En Anta Mujer, su auténtico debut, encontramos a Núria Espert en la voz en off y por coincidencias temporales de la gira de Yerma (1971-1976) en la que Villaronga intervino puntualmente como actor secundario, es fácil concluir que fue una petición aceptada de buen grado por la actriz catalana. Anta Mujer viene a ser anticipo de sus trazos: paisajes ásperos, desolados y la danza a caballo de la ensoñación y profundo simbolismo, en este caso con el Carmina Burana, de Carl Orff, como leitmotiv.
Ya he dicho que nada retiene mi memoria de Laberint, aunque debo decir que en este segundo trabajo la danza adquiere gran papel protagonista hasta el extremo de mimetizarse con un cuadro de Antoni Tàpies, creando series que evocan cuerpos fundidos en formas autómatas que comienzan a ras de suelo hasta elevarse despojadas ya de ataduras y convenciones.
Al Mayurka, su tercer cortometraje, lo que nos muestra es que Villaronga estaba preparado para abordar historias compatibles con esa mirada única e ensimismada que le caracterizaba. El argumento es la contraposición de la Mallorca profunda y el furiosamente emergente turismo de sol y playa, si bien compatibles, ambas cosas, con el sello personal y tal vez insondable, dejando que en la banda sonora convivan las tonadas populares y Maria del Mar Bonet apelando a El Jorn del Judici y Sor Tomasseta.
Esta vez sí hay diálogos, relatados en un exquisito mallorquín, y entre los protagonistas detectamos algunos jóvenes que con el devenir del tiempo acabarían siendo personas relevantes. Es lo que tenían los años 80: que sí éramos demasiado jóvenes para aventurarnos en nuestras biografías.
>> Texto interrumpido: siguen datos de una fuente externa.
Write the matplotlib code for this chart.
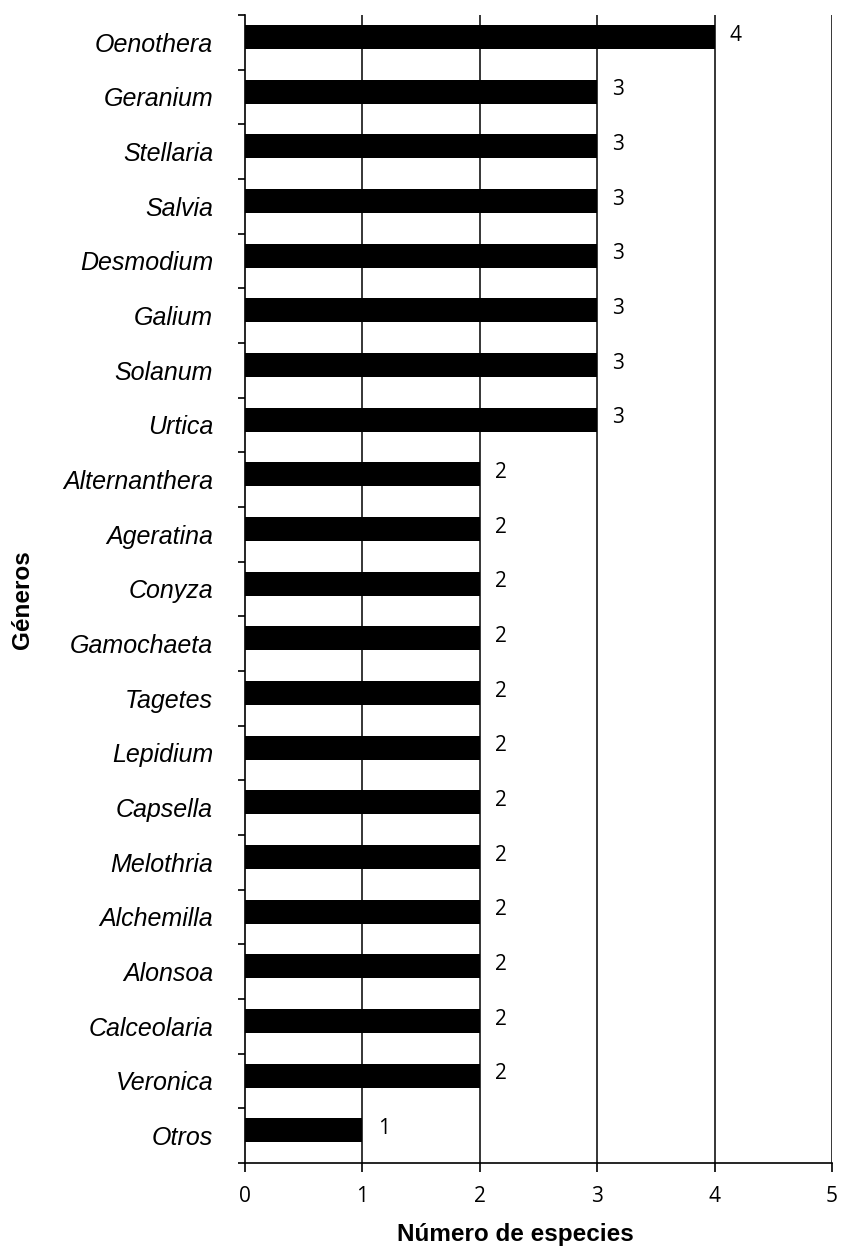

Aquí se acaba hasta donde recuerdo la historia compartida en unos tiempos en los que todo estaba por hacer. Él siguió su carrera de cineasta y yo tuve que conformarme con ejercer la crítica durante una larga década hasta que Pedro J Ramírez llamó al director de El Día 16 de Baleares y desautorizó la crítica que yo había escrito de El Dorado (1988) de Carlos Saura, y adiós a todo aquello, para centrarme a partir de entonces en las artes escénicas.
Lo que nunca varió fue el cariño que me mostraba Agustí Villaronga cada vez que nos veíamos, por lo general en relaciones del periodista (yo) y el autor (él). Era próximo, y como recordando nuestros primeros pasos, una vez inaugurada nuestra juventud. La última vez que coincidimos fue el mes de abril de 2022 en el Teatre de Lloseta durante el estreno de Medea, una maravillosa producción por cierto. Quiso el azar que compartiésemos los asientos vecinos y después de hablar de El vientre del mar, nos dijimos adiós, aún sin saberlo. Buen viaje al más allá, Agustí, si es que lo hay, y espero que así sea, porque tienes mucho, mucho que contarme.